After the Pirates and Steelers completed their new stadiums in 2001 with the help of public funds, it became their responsibility to develop the Three Rivers site. They picked Columbus, Ohio-based Continental as site developer. The teams hold the ground lease, though the city owns the property.

This is not the developer’s first project in or near Pittsburgh. Continental is now building The Waterfront, a 2.4 million-square-foot mixed-use project in Allegheny County, southeast of the city. Continental also owns lifestyle centers in Cincinnati; Marlton, N.J.; Portland, Ore.; and other cities.

North Shore is a viable site because it’s in an urban area where people shop and eat downtown, says Jonathan Kass, Continental’s president of development.

“We are going to be giving people more reasons to live, work and play in the downtown area,” he said.

Continental has developed more than 10 million square feet of offices and homes across the country over the past 25 years.
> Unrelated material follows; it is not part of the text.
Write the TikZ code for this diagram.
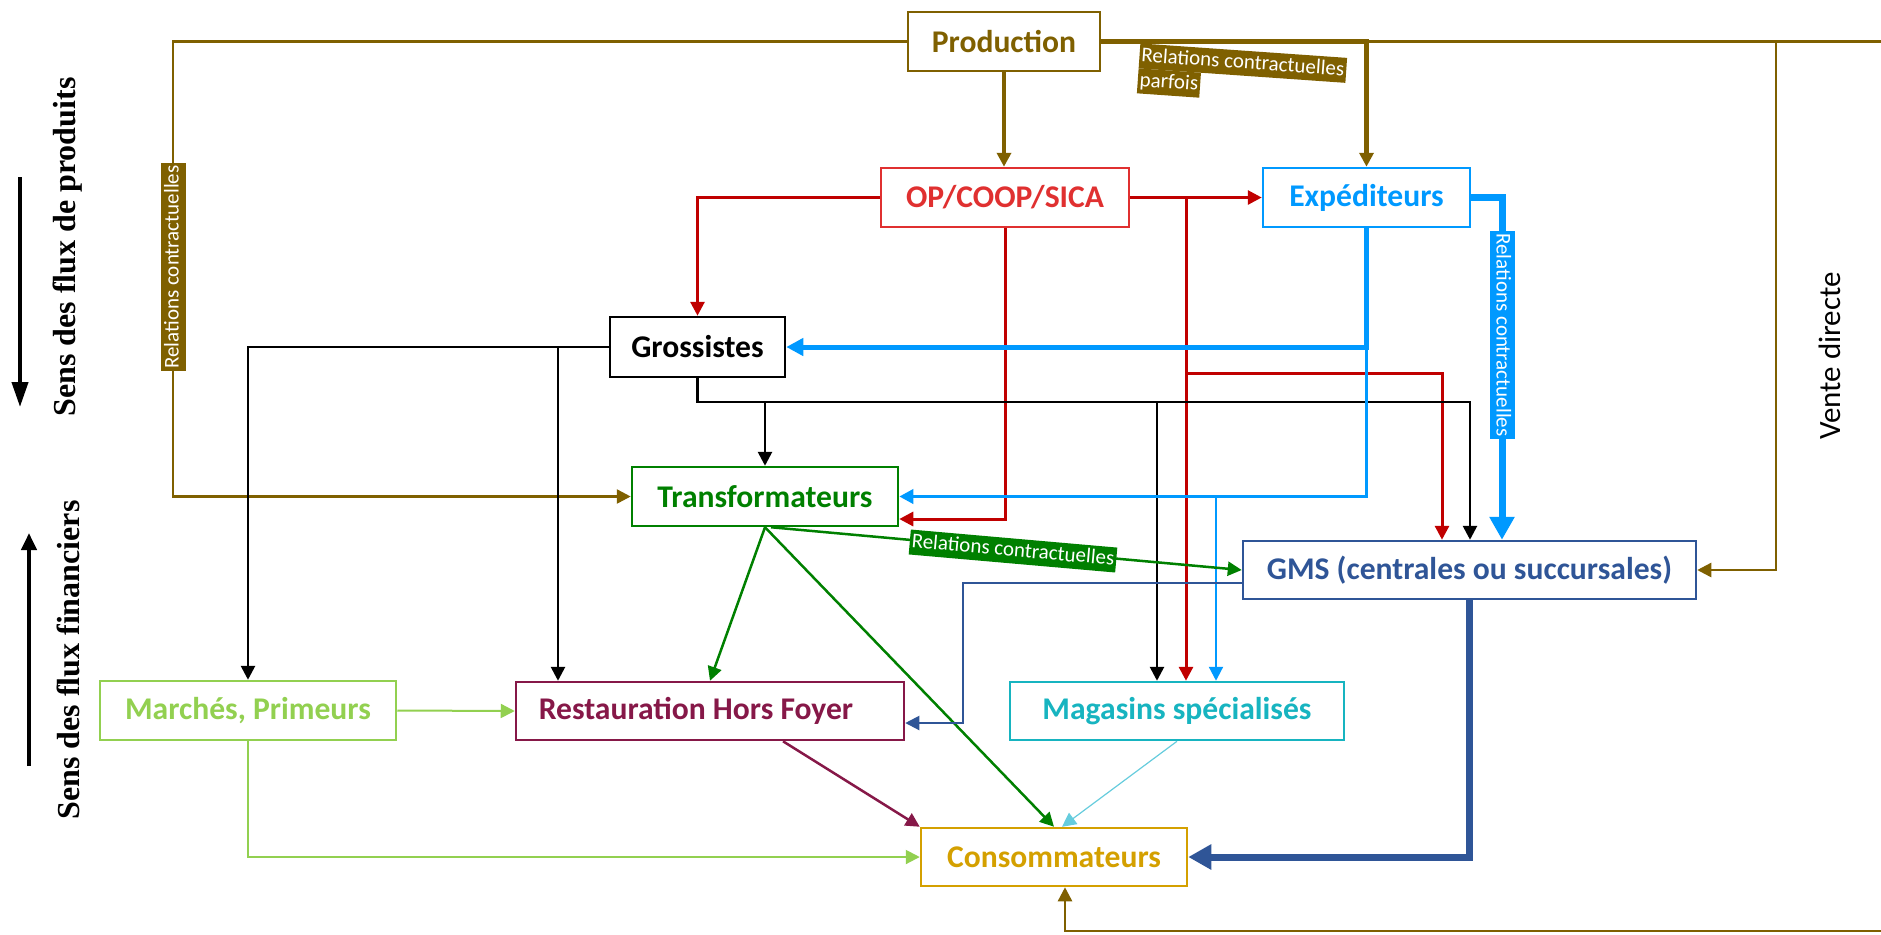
\documentclass[tikz,border=0pt]{standalone}
\usepackage{fontspec}
\setmainfont{Carlito}
\newfontfamily\timesfont{Liberation Serif}
\usetikzlibrary{shapes,arrows.meta,positioning}

\definecolor{brun}{RGB}{127,96,0}
\definecolor{rouge}{RGB}{192,0,0}
\definecolor{rougeclair}{RGB}{224,48,48}
\definecolor{bleu}{RGB}{0,153,255}
\definecolor{vert}{RGB}{0,128,0}
\definecolor{bleufonce}{RGB}{47,85,151}
\definecolor{vertclair}{RGB}{146,208,80}
\definecolor{bordeaux}{RGB}{134,24,72}
\definecolor{turquoise}{RGB}{23,180,192}
\definecolor{turquoiseclair}{RGB}{102,204,221}
\definecolor{orconso}{RGB}{212,160,0}

\newcommand{\surligne}[1]{{\setlength{\fboxsep}{1pt}\colorbox{brun}{\rule[-2.5pt]{0pt}{10.5pt}#1}}}

\begin{document}
\begin{tikzpicture}[x=0.5pt,y=-0.5pt,
    acteur/.style={draw=#1,text=#1,line width=1.25pt,fill=white,font=\fontsize{15.8}{19}\selectfont\bfseries,
      minimum height=29.5pt,inner sep=0pt},
    etiquette/.style={text=white,fill=#1,font=\fontsize{10.5}{12}\selectfont,inner sep=1pt,
      text height=8pt,text depth=2.5pt},
    fleche/.style={-{Triangle[length=7pt,width=7pt]}},
    moyennefleche/.style={-{Triangle[length=8.5pt,width=8.5pt]}},
    grossefleche/.style={-{Triangle[length=11.5pt,width=12pt]}}]
  \useasboundingbox (0,0) rectangle (1881,934);

  \node[acteur=brun,minimum width=96pt] (prod) at (1004,41.5) {Production};
  \node[acteur=rougeclair,minimum width=124pt] (op) at (1005,197.5) {OP/COOP/SICA};
  \node[acteur=bleu,minimum width=103.5pt] (exp) at (1366.5,197.5) {Expéditeurs};
  \node[acteur=black,minimum width=87.5pt,minimum height=30pt] (gros) at (697.5,347) {Grossistes};
  \node[acteur=vert,minimum width=133pt] (trans) at (765,496.5) {Transformateurs};
  \node[acteur=bleufonce,minimum width=226.5pt,minimum height=29pt] (gms) at (1469.5,570) {GMS (centrales ou succursales)};
  \node[acteur=vertclair,minimum width=148pt] (marc) at (248,710.5) {Marchés, Primeurs};
  \node[acteur=bordeaux,minimum width=194pt,minimum height=29pt] (resto) at (710,711) {\hspace*{-14pt}Restauration Hors Foyer};
  \node[acteur=turquoise,minimum width=167pt,minimum height=29pt] (mag) at (1177,711) {Magasins spécialisés};
  \node[acteur=orconso,minimum width=133pt,minimum height=29pt] (cons) at (1054,857) {Consommateurs};

  \coordinate (gauche) at (173,41.5);
  \coordinate (bordhaut) at (1881,41.5);
  \coordinate (vd) at (1776,41.5);
  \coordinate (bordbas) at (1881,931);
  \coordinate (r1) at (1186,197.5);

  \draw[brun,line width=2.15pt,fleche] (prod.south) -- (prod.south |- op.north);
  \draw[brun,line width=2.15pt,fleche] (prod.east) -| (exp.north);
  \draw[brun,line width=1.25pt] (exp.north |- prod.east) -- (bordhaut);
  \draw[brun,line width=1.25pt,fleche] (vd) |- (gms.east);
  \draw[brun,line width=1.25pt,fleche] (prod.west) -- (gauche) |- (trans.west);
  \draw[brun,line width=1.25pt,fleche] (bordbas) -| (cons.south -| 1065,0);

  \draw[rouge,line width=1.5pt,fleche] (op.west) -| (gros.north);
  \draw[rouge,line width=1.5pt,fleche] (op.east) -- (exp.west);
  \draw[rouge,line width=1.5pt,fleche] (op.south) |- (trans.east |- 0,519);
  \draw[rouge,line width=1.5pt,fleche] (r1) -- (r1 |- mag.north);
  \draw[rouge,line width=1.5pt,fleche] (r1 |- 0,373) -| (gms.north -| 1442,0);

  \draw[line width=1.35pt,fleche] (gros.west) -| (marc.north);
  \draw[line width=1.35pt,fleche] (gros.west -| 558,0) -- (resto.north -| 558,0);
  \draw[line width=1.35pt,fleche] (gros.south) -- (gros.south |- 0,402) -| (gms.north -| 1470,0);
  \draw[line width=1.35pt,fleche] (trans.north |- 0,402) -- (trans.north);
  \draw[line width=1.35pt,fleche] (1157,402) -- (mag.north -| 1157,0);

  \draw[bleu,line width=2.5pt,moyennefleche] (exp.south) |- (gros.east);
  \draw[bleu,line width=1.75pt,fleche] (exp.south |- gros.east) |- (trans.east);
  \draw[bleu,line width=1.1pt,fleche] (trans.east -| 1216,0) -- (mag.north -| 1216,0);
  \draw[bleu,line width=3.5pt,grossefleche] (exp.east) -| (gms.north -| 1502,0);

  \draw[vert,line width=1.25pt,fleche] (trans.south) -- (resto.north);
  \draw[vert,line width=1.25pt,fleche] (trans.south) -- (cons.north);
  \draw[vert,line width=1.25pt,fleche] (trans.south -| 771,0) -- (gms.west);

  \draw[bordeaux,line width=1.25pt,fleche] (resto.south -| 783,0) -- (cons.north west);
  \draw[turquoiseclair,line width=0.6pt,fleche] (mag.south) -- (cons.north -| 1062,0);
  \draw[vertclair,line width=1pt,fleche] (marc.east) -- (resto.west);
  \draw[vertclair,line width=1pt,fleche] (marc.south) |- (cons.west);
  \draw[bleufonce,line width=1pt,fleche] (gms.west |- 0,583) -- (963,583) |- (resto.east |- 0,723);
  \draw[bleufonce,line width=3.5pt,grossefleche] (gms.south) |- (cons.east);

  \node[etiquette=brun,rotate=90] (rcgauche) at (173,267) {Relations contractuelles};
  \node[etiquette=bleu,rotate=-90] (rcbleu) at (1502,335) {Relations contractuelles};
  \node[etiquette=vert,rotate=-5] (rcvert) at (1013,551) {Relations contractuelles};
  \node[text=white,font=\fontsize{10.5}{12.5}\selectfont,align=left,inner sep=0pt,rotate=-4,anchor=north west]
    (rcprod) at (1140,43) {\surligne{Relations contractuelles}\\\surligne{parfois}};

  \coordinate (pa) at (20,177);
  \coordinate (pb) at (20,407);
  \coordinate (fa) at (29,766);
  \coordinate (fb) at (29,533);
  \draw[line width=2pt,-{Triangle[length=12.5pt,width=8pt]}] (pa) -- (pb);
  \draw[line width=2pt,-{Triangle[length=8.5pt,width=7.5pt]}] (fa) -- (fb);
  \node[font=\timesfont\bfseries\fontsize{16}{19}\selectfont,rotate=90] (sensprod) at (68,247) {Sens des flux de produits};
  \node[font=\timesfont\bfseries\fontsize{16}{19}\selectfont,rotate=90] (sensfin) at (68,660) {Sens des flux financiers};
  \node[font=\fontsize{15.5}{18}\selectfont,rotate=90] (vente) at (1830,356) {Vente directe};
\end{tikzpicture}
\end{document}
Mixed-use projects, said Kass, are “the most interesting [and] challenging and keep us the most stimulated.”

Continental is trying to draw upscale restaurants, Barnes & Noble, Dick’s Sporting Goods and Virgin Megastore into the nine-building North Shore project, Kass says, but no one has signed up yet.

Though Continental does not expect to complete North Shore until 2008, the first phase, with up to 95,000 square feet of retail, is scheduled to open by the end of next year.

Retailers will come if the company can convince them that North Shore will have a steady stream of visitors even when a baseball isn’t being pitched nearby, says Herky Pollock, executive vice president for retail sales at CB Richard Ellis/Pittsburgh, which is leasing the project.

“The challenge,” he said, “is to make it a seven-day-a-week venue.”